Mauvaise conduite générale
Un récent classement en atteste. Marseille est la ville française où on conduit le plus mal et où, cela va ensemble, on se conduit le plus mal. C’est entendu. Les blagues les plus anciennes rappellent que certains marseillais se targuent de cette singularité. C’est celui-là qui se défend devant un policier qui l’accuse d’être passé au rouge et qui répond « orange sanguine ». Ou encore cet autre à qui un étranger reproche de rouler à gauche et qui lance « non monsieur, ici on roule à l’ombre ! » On peut en rire ou en pleurer. Les responsables de la santé publique rappellent régulièrement le nombre d’éclopés de la route qui sont en rééducation dans les établissements phocéens. Comme d’autres mettent le doigt sur une constante : l’impossibilité de pratiquer le vélo dans nos rues. Sans oublier ces piétons qui régulièrement sont pris pour cible par des fadas motorisés.

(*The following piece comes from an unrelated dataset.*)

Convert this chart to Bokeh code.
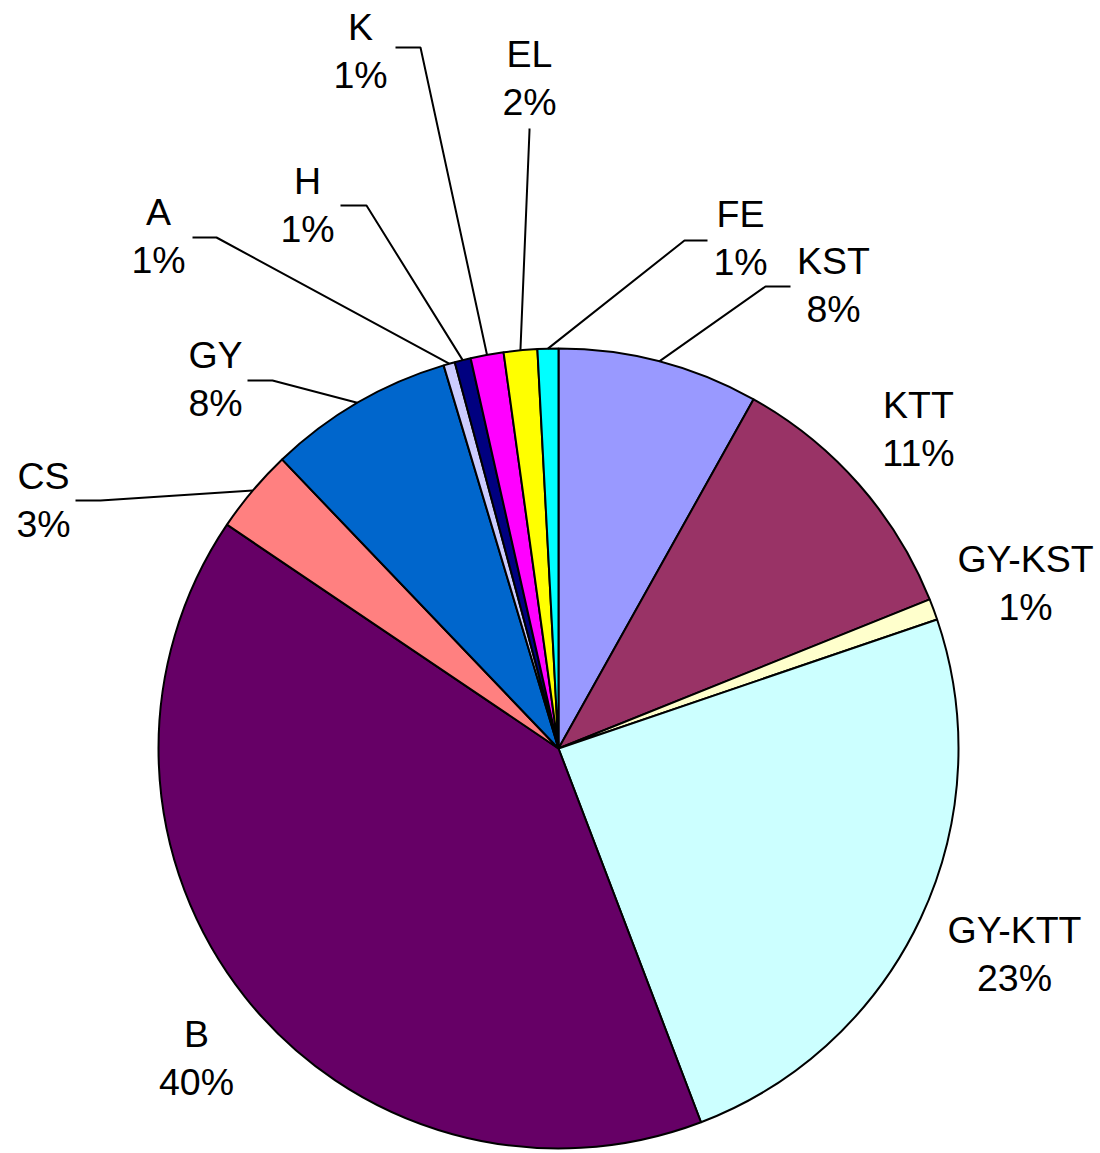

La municipalité sous la pression des riverains met peu à peu en place les chicanes ou dos d’âne qui peuvent, si ce n’est stopper le flux, au moins le ralentir. Il est urgent de généraliser ces mesures et de rappeler les règles élémentaires du savoir conduire. Donc du savoir-vivre.
Merci la RTM
Des amis venus d’ailleurs me collent au mur ce vendredi. « Bien, tes explications pour venir chez toi depuis la gare, sauf que tu ne nous avais pas dit que les transports en commun étaient en grève » et les taxis aussi rares qu’un sentiment de peur chez les All Black pendant le Aka. Bref un sermon pour saluer nos retrouvailles. Et puis l’un d’eux décline son parcours « J’ai descendu la Canebière. Jamais je n’avais vu une telle lumière dans une ville. Puis j’ai pris la navette (le ferry-boat), c’est délicieux cette traversée au milieu des barques. Au palais du Pharo j’ai halluciné devant le panorama. J’ai retraversé et tu ne sais pas, je me suis endormi au fort Saint Jean au milieu des touristes qui profitaient du beau temps. Quand j’ai rouvert les yeux j’ai assisté à un coucher de soleil comme rarement j’en ai vu, et puis en revenant sur le Vieux-Port encore cette lumière sur les immeubles blancs… » Et pour tout ça, à qui on dit merci ?
Le ballon d’ogre
Les réseaux sociaux sont désormais au centre de toutes les polémiques. Délation, lynchage, voyeurisme, atteinte à la vie privée, exhibitionnisme, abêtissement de masse… le champ lexicologique est infini. On pourra rétorquer que ces outils qui ont prospéré au début de ce nouveau siècle, avec l’avènement du numérique, n’ont de dangereux que l’usage qu’on en fait. Comme on pourra nous opposer le fait que tout le monde n’est pas à armes égales dans l’utilisation de ces nouveaux canaux de communication. Le débat ne fait que commencer. Pourtant, cette information quotidienne a des vertus que l’on ne saurait ignorer. Nous pensons par exemple à cet élu départemental et régional qui inlassablement met en ligne – tout en gardant miraculeusement la ligne – les menus que jour après jour il affronte pour se préoccuper ici d’un club du troisième âge, participer là aux agapes d’une fédération de chasseurs, s’impliquer plus loin encore dans quelque action caritative. Au total ce sont des crêpes, une paella, un aïoli… que du roboratif à ébranler le moindre taux de cholestérol. Toute cela, nous le suivons, sur nos petits portables avec des commentaires et des images à l’appui. Notre élu n’est pas le seul et du coup on se dit que plutôt que de conspuer les réseaux sociaux on devrait s’en servir une fois l’an pour décerner le « ballon d’ogre ».